Studio album by King Crimson
- Released: 11 December 1970
- Recorded: September 1970
- Studios: Wessex, London
- Genres: Progressive rock; avant-garde jazz;
- Length: 42:30
- Labels: Island; Atlantic;
- Producers: Robert Fripp; Peter Sinfield;

King Crimson chronology
| In the Wake of Poseidon (1970) | Lizard (1970) | Islands (1971) |

= Lizard (album) =

Lizard is the third studio album by English progressive rock band King Crimson, released on 11 December 1970 by Island Records in the United Kingdom, and in January 1971 by Atlantic Records in the United States and Canada. It was the second consecutive King Crimson album recorded by a line-up of the group that ultimately never played any live shows, following In the Wake of Poseidon. It was the band's second album with saxophonist/flautist Mel Collins, their second and last album with vocalist/bass guitarist Gordon Haskell (and the only one where he was both the main vocalist and the bass guitarist, as he only sang one song and played no instruments on the previous album), and their only album with drummer Andy McCulloch. Guitarist Robert Fripp and lyricist Peter Sinfield, at this point the band's two remaining original members, completed the core Lizard line-up.

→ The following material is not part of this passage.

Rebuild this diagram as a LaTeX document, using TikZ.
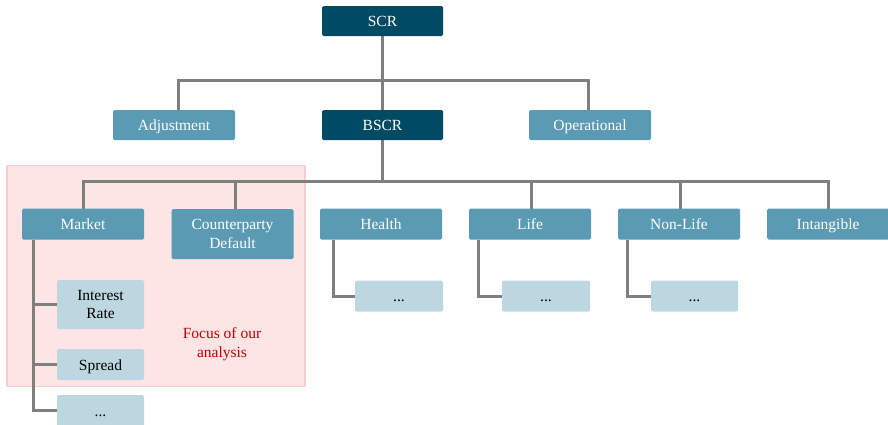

==Background and production==

King Crimson's previous album, In the Wake of Poseidon, had been recorded by a fluctuating line-up. Gordon Haskell was previously a classmate of guitarist Robert Fripp at Queen Elizabeth's grammar school in Wimborne near Bournemouth, the pair having subsequently played together in the local band The League of Gentlemen. Haskell provided the lead vocal on the track "Cadence and Cascade" on In the Wake of Poseidon, after Greg Lake left the band during the sessions to join Emerson, Lake & Palmer. Fripp asked Haskell to become King Crimson's full-time vocalist and bass guitarist shortly after the album was released. Another In the Wake of Poseidon musician, saxophonist/flautist Mel Collins, was also asked to continue with the band full-time, while new member Andy McCulloch replaced Michael Giles on drums. The group was augmented with session musicians for the recording of Lizard, including another In the Wake of Poseidon alumnus, the noted jazz pianist Keith Tippett, together with Yes vocalist Jon Anderson, and brass/woodwind players Robin Miller, Mark Charig, and Nick Evans.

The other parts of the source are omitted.